Das klingt ziemlich umfangreich. Wie oft erscheint „cinearte“? Und wie vertreibst du das?
Wir reden hier von den „Nachrichten für Filmschaffende“, die jetzt seit sieben Jahren erscheinen. Ich habe mich damals aus verschiedenen Gründen gegen eine Website entschieden, die ja zur Zeit auch wieder ausgiebig diskutiert werden. Wenn man so ein Projekt richtig machen will, bedeutet das viel Arbeit und die muß bezahlt werden. Mit einer Website war daran nicht zu denken. Also erscheinen die „Nachrichten für Filmschaffende“ als PDF – das sieht aus wie eine „richtige“ Zeitschrift, nur eben ohne Papier, und ist im Querformat aufgebaut, daß man es bequem auf dem Laptop lesen kann. Oder ausdruckt, wenn man das vorzieht.
Das Ganze erscheint jeden zweiten Donnerstag, 26 Mal im Jahr. Vertrieben wird es, wie erwähnt, über crew-united.com. Man abonniert und erhält dann regelmäßig eine Mail mit der aktuellen Ausgabe oder einem Download-Link, je nachdem, wie man’s will.

Das gibt es nur im Abo?
Ja. Alles andere wäre zur Zeit zu aufwendig und würde es teurer machen. Zumal man als Abonnent auch unbeschränkten Zugriff auf das Archiv mit sämtlichen bisher erschienen Ausgaben hat – einschließlich Volltextsuche. Die Zeitschrift kostet 39 Euro für 26 Ausgaben, jede mit durchschnittlich 37 Seiten. 

Ich könnte aber auch das gedruckte Magazin kaufen. Oder gibt es da Unterschiede?
Die gibt es. Am besten läßt sich das vielleicht mit einer Tageszeitung und ihrer Wochenendbeilage vergleichen, nur daß das Magazin „cinearte XL“ nicht beiliegt, sondern eine eigenständige Zeitschrift ist.

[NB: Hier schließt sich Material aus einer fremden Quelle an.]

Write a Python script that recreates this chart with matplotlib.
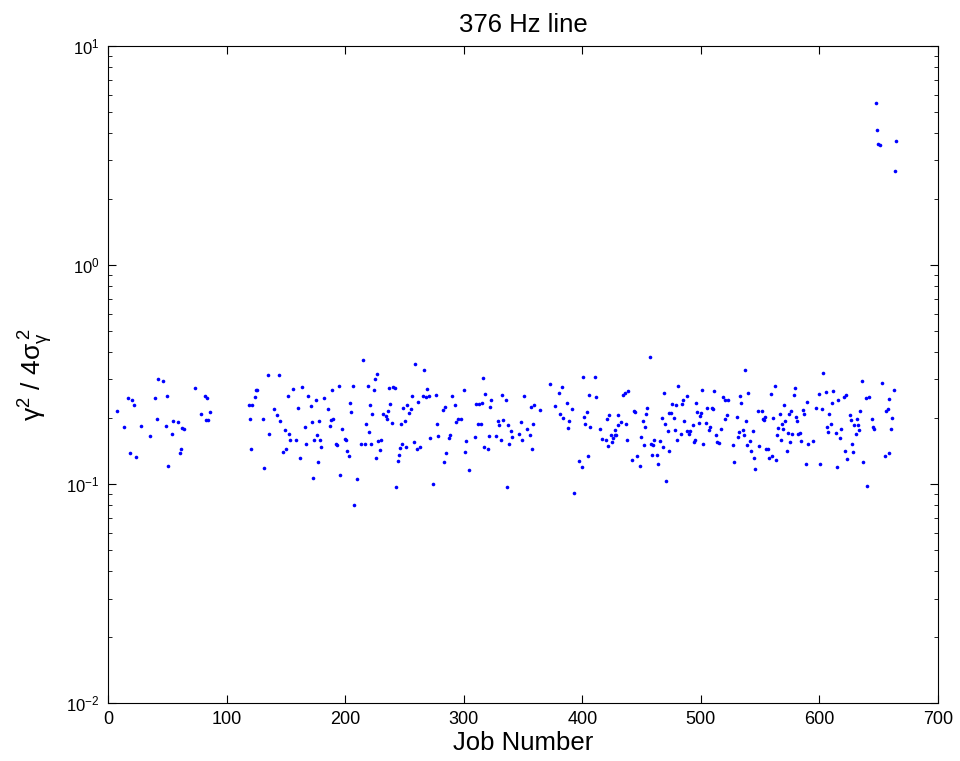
import matplotlib
matplotlib.use("Agg")
import matplotlib.pyplot as plt
import numpy as np

plt.rcParams["font.family"] = ["Liberation Sans", "DejaVu Sans"]
plt.rcParams["mathtext.fontset"] = "custom"
plt.rcParams["mathtext.rm"] = "Liberation Sans"
plt.rcParams["mathtext.it"] = "Liberation Sans:italic"

# job number, gamma^2 / 4 sigma^2
job = [
    7.3, 13.5, 16.6, 18.5, 20.5, 21.6, 23.3, 27.5, 35.4, 39.6, 41.6, 42.4, 46.7, 48.6, 49.7,
    50.6, 53.7, 54.8, 58.7, 60.7, 61.6, 62.7, 63.8, 73.6, 78.7, 81.8, 82.6, 83.8, 84.6, 85.7,
    134.7, 143.9, 124.8, 126.0, 123.7, 118.6, 121.7, 119.8, 139.7, 142.8, 130.7, 144.8, 135.8,
    120.6, 131.6, 151.8, 155.7, 163.9, 169.0, 175.1, 181.9, 188.9, 194.8, 206.9, 204.1, 205.0,
    170.9, 160.0, 185.8, 149.0, 152.9, 153.8, 158.8, 165.9, 172.1, 178.0, 166.7, 174.0, 178.8,
    179.9, 176.0, 188.1, 190.0, 187.0, 197.1, 192.0, 193.1, 199.9, 201.0, 201.8, 203.0, 147.9,
    149.8, 161.6, 176.8, 172.9, 196.0, 210.0, 207.8,
    215.0, 259.2, 266.2, 226.8, 225.2, 219.0, 224.0, 237.2, 240.3, 242.0, 269.3, 256.1, 265.3,
    268.2, 270.4, 276.3, 261.1, 290.1, 300.2, 316.5, 318.2, 221.2, 238.1, 252.1, 249.0, 255.2,
    254.1, 236.1, 231.9, 234.1, 235.3, 222.9, 239.2, 250.2, 247.1, 217.8, 220.1, 282.2, 284.5,
    292.3, 277.2, 295.1, 297.4, 293.2, 310.3, 313.1, 315.4, 312.0, 314.3, 213.1, 217.0, 222.1,
    228.0, 230.2, 229.1, 226.0, 247.9, 246.2, 251.3, 245.4, 244.3, 258.0, 260.3, 263.1, 271.3,
    278.0, 287.3, 288.1, 285.0, 283.1, 302.2, 301.3, 304.1, 309.2, 317.1, 320.2, 321.3, 243.1,
    274.1,
    323.3, 322.5, 332.3, 335.4, 350.6, 328.7, 333.4, 329.5, 337.4, 327.5, 331.5, 339.6, 340.5,
    338.5, 348.6, 346.4, 349.5, 353.7, 358.5, 355.7, 357.6, 356.5, 359.6, 364.6, 372.5, 382.6,
    380.7, 376.7, 386.9, 391.6, 381.5, 383.8, 388.5, 387.7, 400.6, 410.8, 405.7, 411.6, 403.7,
    401.8, 402.6, 406.8, 414.7, 420.9, 422.6, 429.9, 416.7, 419.7, 421.7, 424.0, 424.8, 426.2,
    427.6, 428.7, 427.9, 430.4, 397.5, 399.8, 404.8, 336.5, 392.8,
    456.8, 434.0, 435.7, 438.8, 432.6, 436.9, 437.7, 468.6, 481.0, 443.6, 444.7, 454.9, 453.7,
    450.9, 452.9, 449.8, 451.8, 457.7, 459.6, 460.8, 465.8, 467.8, 458.8, 462.7, 472.8, 441.9,
    445.9, 448.9, 463.6, 470.9, 466.9, 469.7, 472.0, 473.4, 474.8, 477.1, 475.9, 479.0, 483.8,
    484.9, 488.0, 477.9, 479.9, 483.0, 486.1, 488.6, 489.7, 490.8, 493.1, 494.2, 495.0, 495.9,
    497.0, 498.1, 499.0, 499.8, 501.0, 501.8, 504.0, 504.9, 506.9, 508.0, 509.1, 509.9, 511.1,
    513.0, 513.9, 515.0, 517.0, 518.9, 520.6, 522.9, 522.0, 520.1, 527.1, 528.2, 530.2, 531.0,
    532.2, 533.0, 534.1, 535.3, 536.4, 536.9, 538.1, 538.9, 540.0, 541.1,
    542.3, 544.0, 545.2, 546.0, 548.2, 551.3, 549.1, 552.2, 553.0, 554.1, 555.3, 556.4, 557.2,
    560.3, 563.4, 559.2, 562.3, 561.2, 565.1, 564.3, 566.5, 567.4, 568.5, 569.3, 570.2, 571.3,
    572.4, 573.3, 574.4, 575.2, 576.4, 577.2, 578.3, 579.2, 580.3, 581.1, 582.3, 583.4, 584.2,
    586.2, 587.3, 588.4, 589.3, 590.4, 594.3, 597.4, 599.4, 600.2, 602.2, 603.3, 605.6, 606.4,
    607.6, 608.4, 609.5, 610.7, 611.5, 613.7, 614.6, 615.4, 617.4, 618.5, 620.5, 621.3, 622.5,
    623.6, 625.6, 626.7, 627.5, 628.6, 629.5, 630.6, 631.5, 632.3, 633.4, 634.3, 635.7, 636.5,
    639.3, 640.4, 641.6, 644.4, 645.5, 646.4, 652.5, 655.3, 656.5, 657.6, 658.4, 659.0, 660.3,
    661.5, 662.6,
    647.4, 648.5, 649.7, 650.8, 664.6, 663.4,
]
ratio = [
    0.215, 0.182, 0.248, 0.138, 0.243, 0.230, 0.133, 0.184, 0.166, 0.246, 0.198, 0.302, 0.294, 0.184, 0.253,
    0.121, 0.170, 0.194, 0.192, 0.139, 0.145, 0.181, 0.179, 0.275, 0.209, 0.253, 0.197, 0.246, 0.195, 0.214,
    0.313, 0.316, 0.268, 0.270, 0.249, 0.229, 0.229, 0.199, 0.220, 0.207, 0.198, 0.194, 0.170,
    0.145, 0.118, 0.253, 0.272, 0.277, 0.252, 0.243, 0.246, 0.269, 0.279, 0.279, 0.234, 0.214,
    0.227, 0.222, 0.220, 0.176, 0.170, 0.159, 0.158, 0.183, 0.191, 0.194, 0.153, 0.158, 0.159,
    0.147, 0.167, 0.197, 0.199, 0.184, 0.178, 0.153, 0.151, 0.160, 0.159, 0.141, 0.134, 0.140,
    0.145, 0.131, 0.126, 0.107, 0.110, 0.105, 0.0805,
    0.367, 0.354, 0.331, 0.317, 0.300, 0.281, 0.268, 0.275, 0.276, 0.275, 0.271, 0.252, 0.252,
    0.250, 0.252, 0.256, 0.236, 0.252, 0.268, 0.305, 0.258, 0.230, 0.231, 0.230, 0.223, 0.221,
    0.210, 0.216, 0.209, 0.204, 0.198, 0.208, 0.190, 0.193, 0.187, 0.187, 0.173, 0.218, 0.224,
    0.229, 0.187, 0.199, 0.199, 0.191, 0.231, 0.231, 0.234, 0.187, 0.187, 0.152, 0.152, 0.152,
    0.157, 0.159, 0.143, 0.132, 0.152, 0.146, 0.147, 0.136, 0.128, 0.156, 0.145, 0.148, 0.162,
    0.165, 0.163, 0.168, 0.139, 0.126, 0.157, 0.140, 0.116, 0.164, 0.148, 0.145, 0.166, 0.097,
    0.100,
    0.241, 0.224, 0.256, 0.242, 0.253, 0.194, 0.196, 0.186, 0.186, 0.166, 0.158, 0.174, 0.164,
    0.153, 0.191, 0.170, 0.158, 0.179, 0.188, 0.167, 0.145, 0.224, 0.230, 0.218, 0.287, 0.278,
    0.261, 0.227, 0.234, 0.219, 0.209, 0.200, 0.194, 0.181, 0.309, 0.309, 0.255, 0.250, 0.214,
    0.202, 0.188, 0.183, 0.179, 0.199, 0.206, 0.206, 0.161, 0.158, 0.149, 0.167, 0.156, 0.163,
    0.168, 0.168, 0.176, 0.186, 0.128, 0.119, 0.134, 0.097, 0.091,
    0.382, 0.256, 0.260, 0.265, 0.191, 0.188, 0.159, 0.259, 0.281, 0.215, 0.213, 0.222, 0.209,
    0.194, 0.182, 0.164, 0.150, 0.152, 0.151, 0.158, 0.157, 0.148, 0.135, 0.136, 0.141, 0.129,
    0.134, 0.121, 0.123, 0.103, 0.200, 0.187, 0.174, 0.210, 0.210, 0.200, 0.232, 0.230, 0.231,
    0.241, 0.253, 0.177, 0.159, 0.169, 0.193, 0.174, 0.169, 0.174, 0.185, 0.155, 0.159, 0.235,
    0.214, 0.189, 0.205, 0.210, 0.269, 0.153, 0.189, 0.223, 0.177, 0.183, 0.222, 0.221, 0.265,
    0.168, 0.156, 0.154, 0.178, 0.249, 0.243, 0.243, 0.206, 0.199, 0.151, 0.126, 0.203, 0.164,
    0.172, 0.253, 0.235, 0.177, 0.168, 0.331, 0.194, 0.150, 0.259, 0.157,
    0.141, 0.174, 0.132, 0.117, 0.216, 0.216, 0.149, 0.199, 0.196, 0.202, 0.145, 0.144, 0.132,
    0.134, 0.129, 0.257, 0.281, 0.201, 0.180, 0.168, 0.208, 0.159, 0.188, 0.179, 0.229, 0.194,
    0.141, 0.171, 0.208, 0.155, 0.215, 0.169, 0.256, 0.273, 0.203, 0.194, 0.170, 0.171, 0.157,
    0.217, 0.208, 0.123, 0.237, 0.153, 0.157, 0.223, 0.257, 0.124, 0.219, 0.320, 0.264, 0.183,
    0.172, 0.209, 0.187, 0.234, 0.266, 0.171, 0.119, 0.243, 0.163, 0.178, 0.250, 0.141, 0.256,
    0.130, 0.206, 0.196, 0.153, 0.140, 0.186, 0.169, 0.199, 0.185, 0.177, 0.215, 0.294, 0.126,
    0.247, 0.098, 0.250, 0.199, 0.183, 0.179, 0.288, 0.134, 0.215, 0.221, 0.138, 0.245, 0.179,
    0.201, 0.268,
    5.51, 4.12, 3.57, 3.52, 3.70, 2.68,
]

fig = plt.figure(figsize=(9.6, 7.61), dpi=100)
ax = fig.add_axes([0.1125, 0.0762, 0.8646, 0.8634])
ax.plot(job, ratio, "o", color="#0000ff", ms=2.6, mew=0)
ax.set_yscale("log")
ax.set_xlim(0, 700)
ax.set_ylim(1e-2, 1e1)
ax.set_xticks(np.arange(0, 701, 100))
ax.tick_params(which="both", direction="in", top=True, right=True)
ax.tick_params(which="major", length=6)
ax.tick_params(which="minor", length=3)
ax.tick_params(axis="x", labelsize=13, pad=6)
ax.tick_params(axis="y", labelsize=12, pad=6)
ax.set_title("376 Hz line", fontsize=18.5, pad=10)
ax.set_xlabel("Job Number", fontsize=18.5, labelpad=2)
ax.set_ylabel(r"$\mathrm{\gamma}^2$ / 4$\mathrm{\sigma}_{\mathrm{\gamma}}^{\;2}$", fontsize=19, labelpad=8)

fig.savefig("out.png", dpi=100)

Natürlich gibt es immer wieder mal Themen, die in beiden Medien angesprochen werden, aber sie werden im Magazin ganz anders aufbereitet. Das fängt schon damit an, daß die Druckausgabe nur viermal im Jahr erscheint – die Inhalte sind also „zeitloser“, nicht so stark an aktuelle Anlässe gebunden. Wir lassen uns hier also mehr Zeit und Platz, eine Produktion, Personen, Hintergründe darzustellen, und legen viel Wert auf das Layout, damit es außerdem Spaß macht, zu blättern und zu schmökern. Damit sollen die Filmschaffenden und ihre Arbeit auch nach außen hin dargestellt werden. Weshalb das Magazin nicht nur im Abonnement, sondern auch im Bahnhofsbuchhandel zu haben ist. Und weshalb wir den Untertitel vor einem Jahr von „Das Magazin für Filmschaffende“ in „Das Magazin für angewandte Filmkunst“ geändert haben. Das klingt vielleicht ein wenig sperrig oder ironisch, trifft den Geist aber ganz gut.

Wie sind da beispielsweise die Schauspieler vertreten?
Ich könnte jetzt sagen, daß sie ohnehin „zwangsläufig“ vertreten sind, weil in jedem Drehspiegel, auf jedem Produktionsfoto automatisch Schauspieler erscheinen. Tatsächlich passiert aber viel mehr. In der Druckausgabe „cinearte XL“ gibt es eine feste Kolumne um das Thema Casting und Coaching, in der etwa die Schauspielerin Nina Franoszek von der Arbeit in Hollywood berichtet oder, in der jetzt erscheinenden Ausgabe, die Arbeitssituation aus der Sicht des BFFS dargestellt wird. Diese Kolumne wird von Tina Thiele betreut, die sich als Buchautorin und Betreiberin der Website www.casting-network.de auf diesem Feld bestens auskennt.
Wir arbeiten gerade daran, so eine regelmäßige Kolumne auch in die PDF-Nachrichten zu integrieren, in der ähnlichen kompakten Form, wie wir das bereits zu Rechtsfragen und dem Bereich der sozialen Absicherung getan haben. Dieses Privileg hat keine andere Berufsgruppe.
Und schließlich wird der gesamte Bereich um den Cast in Zukunft ohnehin mehr Gewicht bekommen, weil sich auch unser Partner in diese Richtung orientiert. Ende September startet die Kooperation von crew-united.com mit der Website schauspielervideos.de. Wodurch die größte und meines Erachtens beste Plattform für die Arbeit am Deutschen Film entsteht, und Cast und Crew zusammenkommen. Der ganze Film und das ganze  Team, sozusagen – so wie „cinearte“ das auch darstellen will.